Unfortunately, the military justice system and, in a broader sense, the overall military culture has failed to keep pace with these changes. That was evident in the testimony by women victims of sexual assault during a Senate panel hearing last week.
During a two-part hearing, the panel heard stories from several victims who said military justice is broken. They urged Congress to act immediately to stem the rape, sexual assault and sexual harassment they said are pervasive in all branches of the military.
The stories were harrowing. In one case, a former Army sergeant told the panel that she was raped by another service member while serving in Afghanistan, but her case was eventually closed after senior commanders decided not to pursue charges.
Another incident highlighted a fundamental problem with the military’s legal system. An Air Force lieutenant colonel was found guilty by a jury of military officers on charges of abusive sexual contact, aggravated sexual assault and three instances of conduct unbecoming of an officer and a gentleman.
But under military regulations, a commander who convenes a court martial, known as the convening authority, has the sole discretion to reduce or set aside guilty verdicts and sentences or to reverse a jury’s verdict. That is what the convening officer, a lieutenant general, did in this case, overturning the colonel’s conviction and having him released from the U.S. Naval Consolidated Brig in Charleston where he was serving a year’s sentence after which he was to be dismissed from the service.
These are not isolated incidents. Nearly 2,500 sexual violence cases in the military services were reported in 2011, but only 240 made it to trial, said Sen. Kirsten Gillibrand, D-N.Y., chairwoman of the Senate Armed Services personnel subcommittee.
The problem of giving commanding officers the unilateral authority to determine the fate of such cases is obvious. They usually have a professional relationship with the accused and often with the victim as well. Impartiality under those circumstances is virtually impossible.
The first step in ensuring that victims of sexual assault can find justice in the military is to establish a fair and impartial criminal justice system run by professionals and legal experts. And the rulings made by judges and juries at courts-martial proceedings should not be allowed to be overturned by a single officer.

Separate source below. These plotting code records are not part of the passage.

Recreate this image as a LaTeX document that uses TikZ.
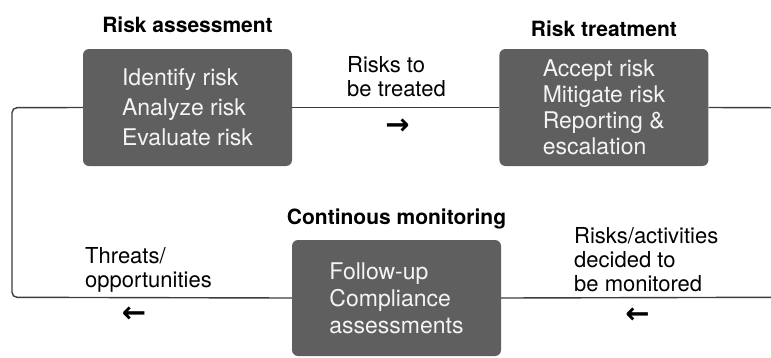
\documentclass[tikz,border=0pt]{standalone}
\usepackage{fontspec}
\setmainfont{TeX Gyre Heros}
\newfontfamily\arrowfont{DejaVu Sans}
\usetikzlibrary{positioning,calc}
\definecolor{stageBG}{HTML}{5F5F5F}
\definecolor{stageText}{HTML}{F4F4F4}
\definecolor{flowLine}{HTML}{3C3C3C}

\begin{document}
\begin{tikzpicture}[
  x=1pt, y=-1pt,
  stage/.style={fill=stageBG, draw=none, rounded corners=6pt, minimum width=209pt,
    minimum height=117pt, align=left, text=stageText, inner sep=0pt},
  title/.style={font=\bfseries\fontsize{21}{24}\selectfont, anchor=base, inner sep=0pt},
  note/.style={font=\fontsize{22}{24}\selectfont, align=left, anchor=base west, inner sep=0pt},
  dirarrow/.style={font=\arrowfont\bfseries\fontsize{29}{29}\selectfont, inner sep=0pt},
  flow/.style={draw=flowLine, line width=1.4pt},
]
\useasboundingbox (0,0) rectangle (771,357);

% Stage 1: Risk assessment
\node[stage, font=\fontsize{23}{30}\selectfont] (assess) at (187.5,107.5) {
  Identify risk\\
  Analyze risk\\
  Evaluate risk};
\node[title] (assessT) at ([yshift=16pt]assess.north) {Risk assessment};

% Stage 2: Risk treatment
\node[stage, font=\fontsize{23}{26}\selectfont, right=207pt of assess] (treat) {
  Accept risk\\
  Mitigate risk\\
  Reporting \&\\
  escalation};
\node[title] (treatT) at ([yshift=12pt]treat.north) {Risk treatment};

% Stage 3: Continous monitoring
\node[stage, font=\fontsize{23}{27}\selectfont, minimum height=116pt] (monitor) at (396.5,298) {
  Follow-up\\
  Compliance\\
  assessments};
\node[title] (monitorT) at ([yshift=15pt]monitor.north) {Continous monitoring};

% Loop ends leaving the page on the right
\coordinate (outTop) at (771,107.7);
\coordinate (outBot) at (771,297.3);
\coordinate (loopTop) at (12,107.7);
\coordinate (loopBot) at (12,297.3);

% Connectors
\draw[flow] (assess.east) -- (treat.west);
\draw[flow] (treat.east) -- (outTop);
\draw[flow] (outBot) -- (monitor.east);
\draw[flow, rounded corners=5pt] (assess.west) -- (loopTop) -- (loopBot) -- (monitor.west);

% Flow labels (base = last line)
\node[note] (toTreat) at (347,96) {Risks to\\be treated};
\node[dirarrow] (toTreatA) at (397.5,126.5) {→};
\node[note] (threats) at (85,287) {Threats/\\opportunities};
\node[dirarrow] (threatsA) at (134,315) {←};
\node[note] (toMonitor) at (574,291) {Risks/activities\\decided to\\be monitored};
\node[dirarrow] (toMonitorA) at (637.5,316) {←};

\end{tikzpicture}
\end{document}
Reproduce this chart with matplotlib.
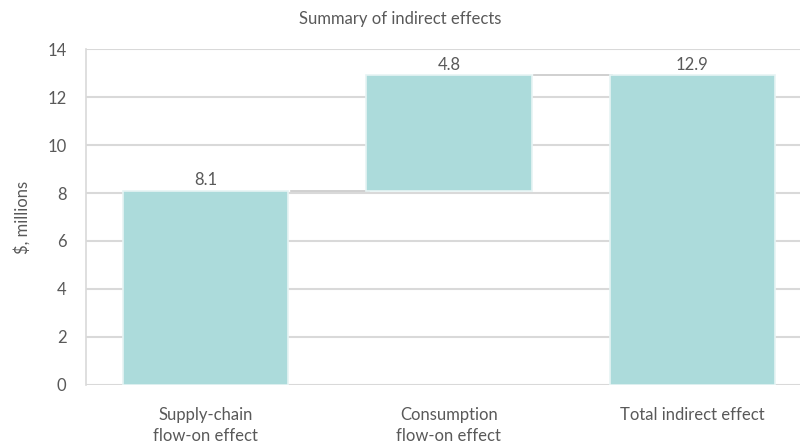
import matplotlib
matplotlib.use("Agg")
import matplotlib.pyplot as plt

categories = ["Supply-chain\nflow-on effect", "Consumption\nflow-on effect", "Total indirect effect"]
values = [8.1, 4.8, 12.9]
is_total = [False, False, True]
y_ticks = [0, 2, 4, 6, 8, 10, 12, 14]

plt.rcParams["font.family"] = ["Lato", "DejaVu Sans"]
text_color = "#595959"
bar_color = "#acdbdb"
grid_color = "#d9d9d9"

fig = plt.figure(figsize=(8.01, 4.46), dpi=100)
ax = fig.add_axes([0.1074, 0.1368, 0.8914, 0.7533])

# waterfall bases
bases = []
running = 0.0
for v, tot in zip(values, is_total):
    if tot:
        bases.append(0.0)
        running = v
    else:
        bases.append(running)
        running += v

xs = list(range(len(values)))
width = 0.68
ax.bar([x - 0.01 for x in xs], values, bottom=bases, width=width, color=bar_color,
       edgecolor="#e6f4f4", linewidth=1.2, zorder=3)

# connectors between consecutive bars
for i in range(len(values) - 1):
    level = bases[i] + values[i]
    ax.plot([xs[i] + width / 2, xs[i + 1] - width / 2], [level, level],
            color="#c8c8c8", linewidth=1.2, zorder=2)

# value labels
for x, b, v in zip(xs, bases, values):
    ax.text(x - 0.01, b + v + 0.12, f"{v:.1f}", ha="center", va="bottom",
            fontsize=12, color=text_color, zorder=4)

ax.set_xlim(-0.5, 2.432)
ax.set_ylim(0, 14)
ax.set_yticks(y_ticks)
ax.set_xticks([x - 0.01 for x in xs])
ax.set_xticklabels(categories, fontsize=12, color=text_color, linespacing=1.35)
ax.tick_params(axis="y", labelsize=12, colors=text_color, length=0, pad=14)
ax.tick_params(axis="x", length=0, pad=16)
ax.grid(axis="y", color=grid_color, linewidth=1.5, zorder=0)
ax.set_axisbelow(True)
for side in ["top", "right", "bottom"]:
    ax.spines[side].set_visible(False)
ax.spines["left"].set_color(grid_color)
ax.spines["left"].set_linewidth(1.2)

ax.set_ylabel("\\$, millions", fontsize=12, color=text_color, labelpad=12)
fig.text(0.5, 0.958, "Summary of indirect effects", ha="center", va="center",
         fontsize=12, color=text_color)

fig.savefig("out.png", dpi=100)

But the military must go farther than that if men and women are to serve side by side in harmony. Officers must be trained to follow a prescribed set of actions whenever an accusation of sexual assault or harassment occurs in the ranks.
Some women victims have testified that they were forced to continue to serve alongside their attackers. That is unacceptable. Alleged victims in the military should have all the same legal and physical protections afforded civilian victims.
U.S. servicewomen have made strides in proving their capability of handling any job performed by their fellow servicemen. And perhaps attitudes will change as more and more women advance in rank.
But the Pentagon can’t sit back and wait for that to happen. It has to take action now to ensure that sexual assault cases are handled quickly and fairly, and that offenders are disciplined.
As last week’s hearing indicates, the brass have their work cut out for them.